··· Data shown
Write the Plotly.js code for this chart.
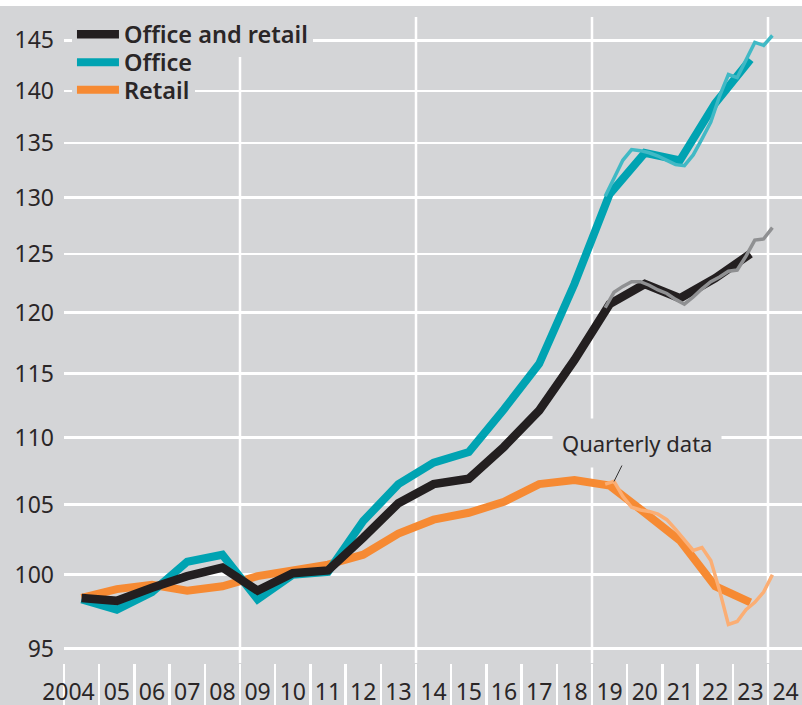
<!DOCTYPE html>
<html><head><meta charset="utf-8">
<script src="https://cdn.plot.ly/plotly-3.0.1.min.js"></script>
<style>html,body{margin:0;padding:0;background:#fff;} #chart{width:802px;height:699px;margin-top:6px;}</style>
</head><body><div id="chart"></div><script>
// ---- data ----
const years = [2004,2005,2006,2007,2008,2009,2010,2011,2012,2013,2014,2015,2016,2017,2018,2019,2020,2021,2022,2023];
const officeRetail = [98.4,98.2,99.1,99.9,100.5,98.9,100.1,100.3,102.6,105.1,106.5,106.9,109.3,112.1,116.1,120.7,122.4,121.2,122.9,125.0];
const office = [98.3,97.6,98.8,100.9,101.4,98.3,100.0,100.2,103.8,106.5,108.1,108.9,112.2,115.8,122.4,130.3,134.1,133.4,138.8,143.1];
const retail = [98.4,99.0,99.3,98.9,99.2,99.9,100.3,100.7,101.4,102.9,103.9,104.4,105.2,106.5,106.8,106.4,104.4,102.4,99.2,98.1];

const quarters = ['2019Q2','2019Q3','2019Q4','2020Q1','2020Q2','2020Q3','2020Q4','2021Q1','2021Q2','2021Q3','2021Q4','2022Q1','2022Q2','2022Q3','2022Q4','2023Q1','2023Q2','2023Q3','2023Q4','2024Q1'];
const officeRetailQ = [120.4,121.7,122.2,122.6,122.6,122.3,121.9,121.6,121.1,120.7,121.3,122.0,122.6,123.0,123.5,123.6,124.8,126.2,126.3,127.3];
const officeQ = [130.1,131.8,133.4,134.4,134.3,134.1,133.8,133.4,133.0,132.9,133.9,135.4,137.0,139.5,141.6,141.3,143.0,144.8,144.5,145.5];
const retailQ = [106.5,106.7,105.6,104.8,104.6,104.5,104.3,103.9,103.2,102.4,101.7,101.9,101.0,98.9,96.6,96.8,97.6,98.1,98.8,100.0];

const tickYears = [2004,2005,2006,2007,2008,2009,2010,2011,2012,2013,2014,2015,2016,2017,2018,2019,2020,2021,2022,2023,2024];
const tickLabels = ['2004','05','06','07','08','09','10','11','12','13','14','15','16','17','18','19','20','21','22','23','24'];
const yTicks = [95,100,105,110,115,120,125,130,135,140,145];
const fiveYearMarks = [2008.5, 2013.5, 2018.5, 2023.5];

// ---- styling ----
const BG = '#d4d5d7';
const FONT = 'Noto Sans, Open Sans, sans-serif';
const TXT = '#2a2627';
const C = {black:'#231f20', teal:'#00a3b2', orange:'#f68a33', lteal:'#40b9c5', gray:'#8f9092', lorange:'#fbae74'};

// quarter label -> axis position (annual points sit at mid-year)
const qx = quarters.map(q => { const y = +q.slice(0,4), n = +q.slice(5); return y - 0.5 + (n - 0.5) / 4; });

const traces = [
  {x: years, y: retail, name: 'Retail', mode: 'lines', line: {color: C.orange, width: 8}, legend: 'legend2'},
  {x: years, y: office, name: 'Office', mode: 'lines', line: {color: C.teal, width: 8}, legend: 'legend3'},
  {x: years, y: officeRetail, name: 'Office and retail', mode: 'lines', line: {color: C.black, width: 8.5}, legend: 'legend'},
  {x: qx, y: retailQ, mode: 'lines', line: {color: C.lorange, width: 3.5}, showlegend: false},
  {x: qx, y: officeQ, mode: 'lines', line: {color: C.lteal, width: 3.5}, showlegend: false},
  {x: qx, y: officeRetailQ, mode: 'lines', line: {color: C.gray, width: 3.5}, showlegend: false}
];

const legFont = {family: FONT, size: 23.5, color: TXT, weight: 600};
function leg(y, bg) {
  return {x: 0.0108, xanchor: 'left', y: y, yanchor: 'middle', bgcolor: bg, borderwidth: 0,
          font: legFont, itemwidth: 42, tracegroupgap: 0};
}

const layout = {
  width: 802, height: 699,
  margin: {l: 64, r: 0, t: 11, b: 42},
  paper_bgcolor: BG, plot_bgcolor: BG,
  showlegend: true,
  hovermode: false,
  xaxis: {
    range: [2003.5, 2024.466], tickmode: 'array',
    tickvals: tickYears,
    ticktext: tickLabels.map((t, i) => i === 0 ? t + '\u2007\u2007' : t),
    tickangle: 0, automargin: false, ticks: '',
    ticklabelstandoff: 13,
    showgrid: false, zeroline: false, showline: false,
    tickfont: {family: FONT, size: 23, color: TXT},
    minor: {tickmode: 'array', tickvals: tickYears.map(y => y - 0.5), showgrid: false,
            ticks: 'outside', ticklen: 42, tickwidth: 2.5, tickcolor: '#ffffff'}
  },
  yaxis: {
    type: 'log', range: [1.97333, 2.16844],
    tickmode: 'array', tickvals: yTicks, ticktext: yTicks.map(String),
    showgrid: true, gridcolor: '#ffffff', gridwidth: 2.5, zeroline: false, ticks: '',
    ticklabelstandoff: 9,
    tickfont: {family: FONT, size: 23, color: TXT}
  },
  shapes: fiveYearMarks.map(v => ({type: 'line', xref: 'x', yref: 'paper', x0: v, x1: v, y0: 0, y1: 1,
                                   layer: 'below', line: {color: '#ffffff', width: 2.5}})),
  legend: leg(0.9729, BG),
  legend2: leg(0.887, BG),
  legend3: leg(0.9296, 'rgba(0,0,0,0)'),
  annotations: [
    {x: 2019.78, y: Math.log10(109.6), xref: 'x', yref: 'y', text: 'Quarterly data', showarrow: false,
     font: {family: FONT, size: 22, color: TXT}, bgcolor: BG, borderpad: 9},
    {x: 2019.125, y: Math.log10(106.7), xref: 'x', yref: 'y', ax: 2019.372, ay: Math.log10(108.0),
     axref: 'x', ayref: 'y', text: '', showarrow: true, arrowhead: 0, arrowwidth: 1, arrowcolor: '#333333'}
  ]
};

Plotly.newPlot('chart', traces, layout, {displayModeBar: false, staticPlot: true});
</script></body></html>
······
* **Work required**
Reproduce the material word for word. Any pictures should be left out of the copy.

* **Expected output**
Write the Plotly.js code for this chart.
<!DOCTYPE html>
<html><head><meta charset="utf-8">
<script src="https://cdn.plot.ly/plotly-3.0.1.min.js"></script>
<style>html,body{margin:0;padding:0;background:#fff;} #chart{width:802px;height:699px;margin-top:6px;}</style>
</head><body><div id="chart"></div><script>
// ---- data ----
const years = [2004,2005,2006,2007,2008,2009,2010,2011,2012,2013,2014,2015,2016,2017,2018,2019,2020,2021,2022,2023];
const officeRetail = [98.4,98.2,99.1,99.9,100.5,98.9,100.1,100.3,102.6,105.1,106.5,106.9,109.3,112.1,116.1,120.7,122.4,121.2,122.9,125.0];
const office = [98.3,97.6,98.8,100.9,101.4,98.3,100.0,100.2,103.8,106.5,108.1,108.9,112.2,115.8,122.4,130.3,134.1,133.4,138.8,143.1];
const retail = [98.4,99.0,99.3,98.9,99.2,99.9,100.3,100.7,101.4,102.9,103.9,104.4,105.2,106.5,106.8,106.4,104.4,102.4,99.2,98.1];

const quarters = ['2019Q2','2019Q3','2019Q4','2020Q1','2020Q2','2020Q3','2020Q4','2021Q1','2021Q2','2021Q3','2021Q4','2022Q1','2022Q2','2022Q3','2022Q4','2023Q1','2023Q2','2023Q3','2023Q4','2024Q1'];
const officeRetailQ = [120.4,121.7,122.2,122.6,122.6,122.3,121.9,121.6,121.1,120.7,121.3,122.0,122.6,123.0,123.5,123.6,124.8,126.2,126.3,127.3];
const officeQ = [130.1,131.8,133.4,134.4,134.3,134.1,133.8,133.4,133.0,132.9,133.9,135.4,137.0,139.5,141.6,141.3,143.0,144.8,144.5,145.5];
const retailQ = [106.5,106.7,105.6,104.8,104.6,104.5,104.3,103.9,103.2,102.4,101.7,101.9,101.0,98.9,96.6,96.8,97.6,98.1,98.8,100.0];

const tickYears = [2004,2005,2006,2007,2008,2009,2010,2011,2012,2013,2014,2015,2016,2017,2018,2019,2020,2021,2022,2023,2024];
const tickLabels = ['2004','05','06','07','08','09','10','11','12','13','14','15','16','17','18','19','20','21','22','23','24'];
const yTicks = [95,100,105,110,115,120,125,130,135,140,145];
const fiveYearMarks = [2008.5, 2013.5, 2018.5, 2023.5];

// ---- styling ----
const BG = '#d4d5d7';
const FONT = 'Noto Sans, Open Sans, sans-serif';
const TXT = '#2a2627';
const C = {black:'#231f20', teal:'#00a3b2', orange:'#f68a33', lteal:'#40b9c5', gray:'#8f9092', lorange:'#fbae74'};

// quarter label -> axis position (annual points sit at mid-year)
const qx = quarters.map(q => { const y = +q.slice(0,4), n = +q.slice(5); return y - 0.5 + (n - 0.5) / 4; });

const traces = [
  {x: years, y: retail, name: 'Retail', mode: 'lines', line: {color: C.orange, width: 8}, legend: 'legend2'},
  {x: years, y: office, name: 'Office', mode: 'lines', line: {color: C.teal, width: 8}, legend: 'legend3'},
  {x: years, y: officeRetail, name: 'Office and retail', mode: 'lines', line: {color: C.black, width: 8.5}, legend: 'legend'},
  {x: qx, y: retailQ, mode: 'lines', line: {color: C.lorange, width: 3.5}, showlegend: false},
  {x: qx, y: officeQ, mode: 'lines', line: {color: C.lteal, width: 3.5}, showlegend: false},
  {x: qx, y: officeRetailQ, mode: 'lines', line: {color: C.gray, width: 3.5}, showlegend: false}
];

const legFont = {family: FONT, size: 23.5, color: TXT, weight: 600};
function leg(y, bg) {
  return {x: 0.0108, xanchor: 'left', y: y, yanchor: 'middle', bgcolor: bg, borderwidth: 0,
          font: legFont, itemwidth: 42, tracegroupgap: 0};
}

const layout = {
  width: 802, height: 699,
  margin: {l: 64, r: 0, t: 11, b: 42},
  paper_bgcolor: BG, plot_bgcolor: BG,
  showlegend: true,
  hovermode: false,
  xaxis: {
    range: [2003.5, 2024.466], tickmode: 'array',
    tickvals: tickYears,
    ticktext: tickLabels.map((t, i) => i === 0 ? t + '\u2007\u2007' : t),
    tickangle: 0, automargin: false, ticks: '',
    ticklabelstandoff: 13,
    showgrid: false, zeroline: false, showline: false,
    tickfont: {family: FONT, size: 23, color: TXT},
    minor: {tickmode: 'array', tickvals: tickYears.map(y => y - 0.5), showgrid: false,
            ticks: 'outside', ticklen: 42, tickwidth: 2.5, tickcolor: '#ffffff'}
  },
  yaxis: {
    type: 'log', range: [1.97333, 2.16844],
    tickmode: 'array', tickvals: yTicks, ticktext: yTicks.map(String),
    showgrid: true, gridcolor: '#ffffff', gridwidth: 2.5, zeroline: false, ticks: '',
    ticklabelstandoff: 9,
    tickfont: {family: FONT, size: 23, color: TXT}
  },
  shapes: fiveYearMarks.map(v => ({type: 'line', xref: 'x', yref: 'paper', x0: v, x1: v, y0: 0, y1: 1,
                                   layer: 'below', line: {color: '#ffffff', width: 2.5}})),
  legend: leg(0.9729, BG),
  legend2: leg(0.887, BG),
  legend3: leg(0.9296, 'rgba(0,0,0,0)'),
  annotations: [
    {x: 2019.78, y: Math.log10(109.6), xref: 'x', yref: 'y', text: 'Quarterly data', showarrow: false,
     font: {family: FONT, size: 22, color: TXT}, bgcolor: BG, borderpad: 9},
    {x: 2019.125, y: Math.log10(106.7), xref: 'x', yref: 'y', ax: 2019.372, ay: Math.log10(108.0),
     axref: 'x', ayref: 'y', text: '', showarrow: true, arrowhead: 0, arrowwidth: 1, arrowcolor: '#333333'}
  ]
};

Plotly.newPlot('chart', traces, layout, {displayModeBar: false, staticPlot: true});
</script></body></html>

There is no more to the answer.